Compared to this task, Bob Willis probably recognises that eating Australian batsmen for breakfast, as he once did, is straightforward. Willis is one of the quintet of men who suddenly announced last week that they had established the Cricket Reform Group (CRG), with the intention of reforming the English game.
Effectively, they mean depriving the counties of their power and therefore their easy money - the £1.3m they each receive annually from the England and Wales Cricket Board (ECB) - and making England the best team in the world. They are adamant that the latter will not happen without the former. Willis will not be fobbed off easily, and the measured, firm tone of his voice suggests he will bring the same intensity to this campaign that he did to bowling fast and that he does to his pertinently lugubrious commentating on cricket for BSkyB.
He and his elder brother David, who runs the National Sporting Club and is still heavily involved with club cricket, provided the impetus for the revolution and recruited Michael Atherton, another former England captain turned pundit-commentator; Michael Parkinson, chat-show host and sports writer who was bashing cricket administrators in print for fun when Willis was still in short flannels; and Nigel Wray, the millionaire businessman and benefactor of Saracens rugby union club, who is also passionate about cricket.

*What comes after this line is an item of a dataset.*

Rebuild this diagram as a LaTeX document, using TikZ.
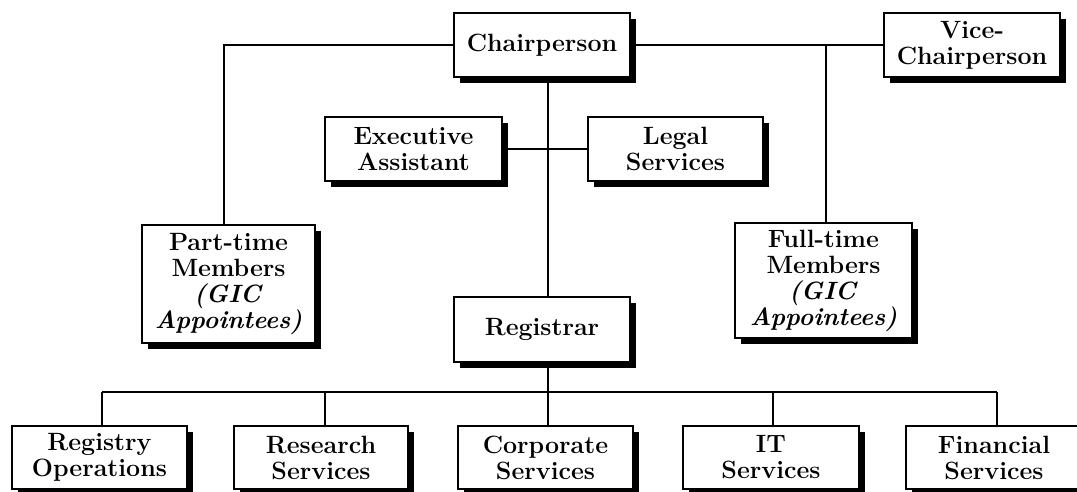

The CRG broke cover a couple of days after Lord MacLaurin, the former chairman of the ECB, went on radio to say that cricket would soon be down there with croquet as a spectator sport if it did not watch out and sack a sizeable part of its workforce. MacLaurin might have chosen deliberately to be dramatic (has he seen croquet lately?) but it was the moment for Willis and company to strike.
The CRG had quickly to find a name and write a letter for distribution to the press. A day later, England won at The Oval to square the series with South Africa, and all did not seem so bad with the world once more. But then, that is part of the long-term malaise, as Willis observed.
"The fact is that the game is supporting between 430 and 450 first-class cricketers and we don't think that the money is being correctly used, having 20 professionals at 18 counties and the England team, as it has been since the Fifties and probably since the Second World War, just bouncing along a graph of tiny little peaks and huge troughs." Ah, but how those peaks uplift us. How many people will have seen the magnificent exhibition at The Oval and be sustained through a long, dark winter?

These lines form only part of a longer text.